Animal Rescue. Syndicated.
This one-half hour weekly program gives many examples of people helping animals or, in some cases, animals helping other animals through various crises.  Moose and deer that have fallen into freezing water are pulled to safety, oiled birds, injured turtles and starving sea lions are rescued and rehabilitated, and there are many stories about help for stranded or injured pets and domestic animals.  Veterinary care is described, and much interesting information is given about positive examples of humane treatment of animals.  At the end of the program, ARK gives general tips about helping animals
Assignment Discovery. Discovery Channel. 
On weekdays during the school year, this one‑hour program is shown between 9 and 10 a.m., with a format designed especially for teachers to tape for use throughout the year.  At least once a week, a program is dedicated to natural science.  Commercials have been removed and the programs contain highlights from prime-time programs.  Web page: www.discovery.com.  There are also species sites such as "Lizards!": www.discovery.com/exp/lizards/lizards.html
National Geographic Explorer. MSNBC.
This weekly two-hour program highlights films by the National Geographic Society, as well as those of other film producers.  Many of these films deal with endangered species and wildlife conservation.  Some are distributed commercially by the National Geographic Society, but the majority is not commercially available.  This program has an Internet page for more information on specials and programs shown: www.nationalgeographic.com
Nature. PBS.
One of the finest wildlife and natural history programs on television, Nature has high‑quality photography, well-written and interesting narrative, and often, unusual subject material.  Produced by WNET, the PBS station in New York, films produced by the British Broadcasting Co. (BBC),  Survival Anglia, Partridge Films, Wolfgang Bayer and other producers are shown.  The weekly one-hour programs are repeated.  See reviews below.  They are available from PBS (see Distributors list).
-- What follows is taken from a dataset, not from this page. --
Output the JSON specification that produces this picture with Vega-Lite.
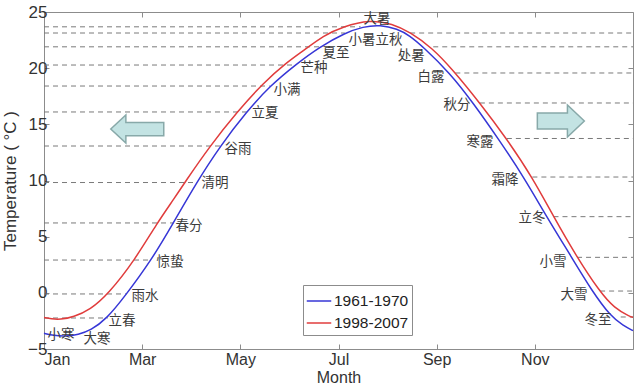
{
  "$schema": "https://vega.github.io/schema/vega-lite/v6.json",
  "width": 589,
  "height": 337,
  "autosize": "none",
  "padding": {"left": 44, "top": 12, "right": 7, "bottom": 41},
  "background": "white",
  "config": {
    "font": "Liberation Sans",
    "view": {"stroke": "#8c8c8c", "strokeWidth": 1},
    "axis": {"grid": false, "domain": false, "tickColor": "#8c8c8c", "tickSize": -5, "labelColor": "#333", "titleColor": "#333", "titleFontWeight": "normal"}
  },
  "resolve": {"axis": {"x": "independent", "y": "independent"}},
  "layer": [
    {
      "data": {"values": [
        {"t": -2.24, "x1": 0, "x2": 1.3},
        {"t": -0.1, "x1": 0, "x2": 1.68},
        {"t": 2.92, "x1": 0, "x2": 2.19},
        {"t": 6.22, "x1": 0, "x2": 2.63},
        {"t": 9.82, "x1": 0, "x2": 3.11},
        {"t": 13.07, "x1": 0, "x2": 3.59},
        {"t": 16.1, "x1": 0, "x2": 4.13},
        {"t": 18.41, "x1": 0, "x2": 4.6},
        {"t": 20.28, "x1": 0, "x2": 5.1},
        {"t": 21.9, "x1": 0, "x2": 5.62},
        {"t": 23.13, "x1": 0, "x2": 6.13},
        {"t": 23.68, "x1": 0, "x2": 6.45},
        {"t": 23.13, "x1": 7.46, "x2": 12},
        {"t": 21.9, "x1": 7.93, "x2": 12},
        {"t": 19.57, "x1": 8.38, "x2": 12},
        {"t": 16.9, "x1": 8.88, "x2": 12},
        {"t": 13.74, "x1": 9.43, "x2": 12},
        {"t": 10.31, "x1": 9.95, "x2": 12},
        {"t": 6.78, "x1": 10.38, "x2": 12},
        {"t": 3.16, "x1": 10.86, "x2": 12},
        {"t": 0.16, "x1": 11.33, "x2": 12},
        {"t": -2.15, "x1": 11.75, "x2": 12}
      ]},
      "mark": {"type": "rule", "color": "#7a7a7a", "strokeWidth": 1, "strokeDash": [5, 4]},
      "encoding": {
        "x": {"field": "x1", "type": "quantitative", "scale": {"domain": [0, 12], "nice": false, "zero": false},
              "axis": {"orient": "top", "values": [0, 2, 4, 6, 8, 10], "labels": false, "title": null}},
        "x2": {"field": "x2"},
        "y": {"field": "t", "type": "quantitative", "scale": {"domain": [-5, 25], "nice": false, "zero": false},
              "axis": {"orient": "right", "values": [-5, 0, 5, 10, 15, 20, 25], "labels": false, "title": null}}
      }
    },
    {
      "data": {"values": [
        {"p": "1961-1970", "m": 0, "t": -3.6},
        {"p": "1961-1970", "m": 0.2, "t": -3.8},
        {"p": "1961-1970", "m": 0.43, "t": -3.88},
        {"p": "1961-1970", "m": 0.7, "t": -3.72},
        {"p": "1961-1970", "m": 0.95, "t": -3.35},
        {"p": "1961-1970", "m": 1.28, "t": -2.3},
        {"p": "1961-1970", "m": 1.65, "t": -0.3},
        {"p": "1961-1970", "m": 2.19, "t": 2.92},
        {"p": "1961-1970", "m": 2.63, "t": 6.19},
        {"p": "1961-1970", "m": 3.11, "t": 9.84},
        {"p": "1961-1970", "m": 3.59, "t": 13.07},
        {"p": "1961-1970", "m": 4.13, "t": 16.13},
        {"p": "1961-1970", "m": 4.6, "t": 18.41},
        {"p": "1961-1970", "m": 5.15, "t": 20.4},
        {"p": "1961-1970", "m": 5.62, "t": 21.9},
        {"p": "1961-1970", "m": 6.13, "t": 23.13},
        {"p": "1961-1970", "m": 6.5, "t": 23.7},
        {"p": "1961-1970", "m": 6.85, "t": 23.86},
        {"p": "1961-1970", "m": 7.2, "t": 23.5},
        {"p": "1961-1970", "m": 7.45, "t": 22.9},
        {"p": "1961-1970", "m": 7.72, "t": 21.91},
        {"p": "1961-1970", "m": 8.27, "t": 19.57},
        {"p": "1961-1970", "m": 8.75, "t": 16.87},
        {"p": "1961-1970", "m": 9.26, "t": 13.69},
        {"p": "1961-1970", "m": 9.77, "t": 10.34},
        {"p": "1961-1970", "m": 10.24, "t": 6.78},
        {"p": "1961-1970", "m": 10.75, "t": 3.16},
        {"p": "1961-1970", "m": 11.16, "t": 0.19},
        {"p": "1961-1970", "m": 11.55, "t": -2.12},
        {"p": "1961-1970", "m": 11.8, "t": -2.9},
        {"p": "1961-1970", "m": 12, "t": -3.37},
        {"p": "1998-2007", "m": 0, "t": -2.2},
        {"p": "1998-2007", "m": 0.15, "t": -2.32},
        {"p": "1998-2007", "m": 0.33, "t": -2.38},
        {"p": "1998-2007", "m": 0.6, "t": -2.15},
        {"p": "1998-2007", "m": 0.94, "t": -1.5},
        {"p": "1998-2007", "m": 1.31, "t": -0.1},
        {"p": "1998-2007", "m": 1.85, "t": 2.92},
        {"p": "1998-2007", "m": 2.3, "t": 6.19},
        {"p": "1998-2007", "m": 2.67, "t": 8.5},
        {"p": "1998-2007", "m": 2.87, "t": 9.84},
        {"p": "1998-2007", "m": 3.38, "t": 13.07},
        {"p": "1998-2007", "m": 3.94, "t": 16.13},
        {"p": "1998-2007", "m": 4.47, "t": 18.7},
        {"p": "1998-2007", "m": 4.94, "t": 20.5},
        {"p": "1998-2007", "m": 5.3, "t": 21.6},
        {"p": "1998-2007", "m": 5.69, "t": 22.9},
        {"p": "1998-2007", "m": 6.09, "t": 23.7},
        {"p": "1998-2007", "m": 6.64, "t": 24.32},
        {"p": "1998-2007", "m": 7.1, "t": 23.95},
        {"p": "1998-2007", "m": 7.46, "t": 23.2},
        {"p": "1998-2007", "m": 7.91, "t": 21.8},
        {"p": "1998-2007", "m": 8.33, "t": 19.85},
        {"p": "1998-2007", "m": 8.88, "t": 16.9},
        {"p": "1998-2007", "m": 9.43, "t": 13.7},
        {"p": "1998-2007", "m": 9.96, "t": 10.2},
        {"p": "1998-2007", "m": 10.38, "t": 6.8},
        {"p": "1998-2007", "m": 10.84, "t": 3.3},
        {"p": "1998-2007", "m": 11.33, "t": 0.05},
        {"p": "1998-2007", "m": 11.62, "t": -1.35},
        {"p": "1998-2007", "m": 11.94, "t": -2.12},
        {"p": "1998-2007", "m": 12, "t": -2.18}
      ]},
      "mark": {"type": "line", "strokeWidth": 1.5, "interpolate": "basis"},
      "encoding": {
        "x": {"field": "m", "type": "quantitative",
              "axis": {"orient": "bottom", "values": [0, 2, 4, 6, 8, 10], "labelExpr": "['Jan','Mar','May','Jul','Sep','Nov'][round(datum.value/2)]",
                       "labelFontSize": 16, "labelPadding": 7, "title": "Month", "titleFontSize": 16, "titlePadding": 2}},
        "y": {"field": "t", "type": "quantitative",
              "axis": {"orient": "left", "values": [-5, 0, 5, 10, 15, 20, 25], "labelFontSize": 17, "labelPadding": 2,
                       "title": "Temperature ( °C )", "titleFontSize": 17, "titlePadding": 8}},
        "color": {"field": "p", "type": "nominal",
                  "scale": {"domain": ["1961-1970", "1998-2007"], "range": ["#3636d6", "#e03c3c"]},
                  "legend": {"orient": "none", "legendX": 259, "legendY": 273, "title": null, "direction": "vertical",
                             "symbolType": "stroke", "symbolSize": 600, "symbolStrokeWidth": 1.5,
                             "labelFontSize": 15.5, "labelColor": "#222", "labelOffset": 2,
                             "strokeColor": "#8c8c8c", "fillColor": "white", "padding": 3, "rowPadding": 0}}
      }
    },
    {
      "data": {"values": [
        {"m": 0.346, "t": -3.75, "s": "小寒"},
        {"m": 1.08, "t": -4.11, "s": "大寒"},
        {"m": 1.589, "t": -2.51, "s": "立春"},
        {"m": 2.058, "t": -0.28, "s": "雨水"},
        {"m": 2.567, "t": 2.74, "s": "惊蛰"},
        {"m": 2.954, "t": 5.95, "s": "春分"},
        {"m": 3.484, "t": 9.78, "s": "清明"},
        {"m": 3.953, "t": 12.8, "s": "谷雨"},
        {"m": 4.503, "t": 16.01, "s": "立夏"},
        {"m": 4.951, "t": 18.06, "s": "小满"},
        {"m": 5.501, "t": 20.01, "s": "芒种"},
        {"m": 5.95, "t": 21.35, "s": "夏至"},
        {"m": 6.48, "t": 22.51, "s": "小暑"},
        {"m": 6.785, "t": 24.35, "s": "大暑"},
        {"m": 7.03, "t": 22.51, "s": "立秋"},
        {"m": 7.48, "t": 21.08, "s": "处暑"},
        {"m": 7.885, "t": 19.21, "s": "白露"},
        {"m": 8.415, "t": 16.72, "s": "秋分"},
        {"m": 8.884, "t": 13.43, "s": "寒露"},
        {"m": 9.393, "t": 10.04, "s": "霜降"},
        {"m": 9.943, "t": 6.66, "s": "立冬"},
        {"m": 10.371, "t": 2.74, "s": "小雪"},
        {"m": 10.799, "t": -0.19, "s": "大雪"},
        {"m": 11.288, "t": -2.42, "s": "冬至"}
      ]},
      "mark": {"type": "text", "font": "Noto Sans CJK SC", "fontSize": 13.5, "color": "#3c3c3c", "align": "center", "baseline": "middle"},
      "encoding": {
        "x": {"field": "m", "type": "quantitative", "axis": null},
        "y": {"field": "t", "type": "quantitative", "axis": null},
        "text": {"field": "s"}
      }
    },
    {
      "data": {"values": [{"m": 1.9, "t": 14.58}]},
      "mark": {"type": "point", "filled": true, "size": 2809, "fill": "#c3e3e3", "stroke": "#88a9a9", "strokeWidth": 1.5, "opacity": 1,
               "shape": "M -1 0 L -0.43 -0.53 L -0.43 -0.25 L 1 -0.25 L 1 0.25 L -0.43 0.25 L -0.43 0.53 Z"},
      "encoding": {
        "x": {"field": "m", "type": "quantitative", "axis": null},
        "y": {"field": "t", "type": "quantitative", "axis": null}
      }
    },
    {
      "data": {"values": [{"m": 10.53, "t": 15.3}]},
      "mark": {"type": "point", "filled": true, "size": 2209, "fill": "#c3e3e3", "stroke": "#88a9a9", "strokeWidth": 1.5, "opacity": 1,
               "shape": "M 1 0 L 0.28 -0.68 L 0.28 -0.34 L -1 -0.34 L -1 0.34 L 0.28 0.34 L 0.28 0.68 Z"},
      "encoding": {
        "x": {"field": "m", "type": "quantitative", "axis": null},
        "y": {"field": "t", "type": "quantitative", "axis": null}
      }
    }
  ]
}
Produced by WGBH in Boston, MA, these one-hour films have garnered many awards.  Programs relate to wildlife conservation, astronomy, sociology and many other subjects.  Some NOVA films have centered on endangered species and habitats, such as the Great Barrier Reef and condors.  They may be taped for classroom use within seven days of broadcast.  Videocassettes of the programs are available.  NOVA teacher's guide, a semi‑annual publication, presents discussions of the programs with quizzes and lesson plans.  This may be subscribed to at www.pbs.org/nova/teachers/guidesubscribe.htmp or viewed on line at http://main/wgbh.org/wgbh/learn/teacherscenter.  This site provides major projects, partner schools, professional development workshops and favorite links.  The printed copy can be ordered from WGBH, 125 Western Avenue, Boston, MA 02134.  Videocassettes can be ordered from:  WGBH NOVA Videos, P.O. Box 2284, South Burlington, VT 05407‑2284.
Today. National Geographic Channel
This daily, hour-long program reviews natural history news, including some longer reports on endangered species and programs to aid them as well as environmental items of interest.  The program also has items that are reflective of its magazine content, such as profiles of native tribes, country highlights and geography.  It is the only such program on television since "Earth Matters," CNN's excellent weekly environmental news program, was cancelled.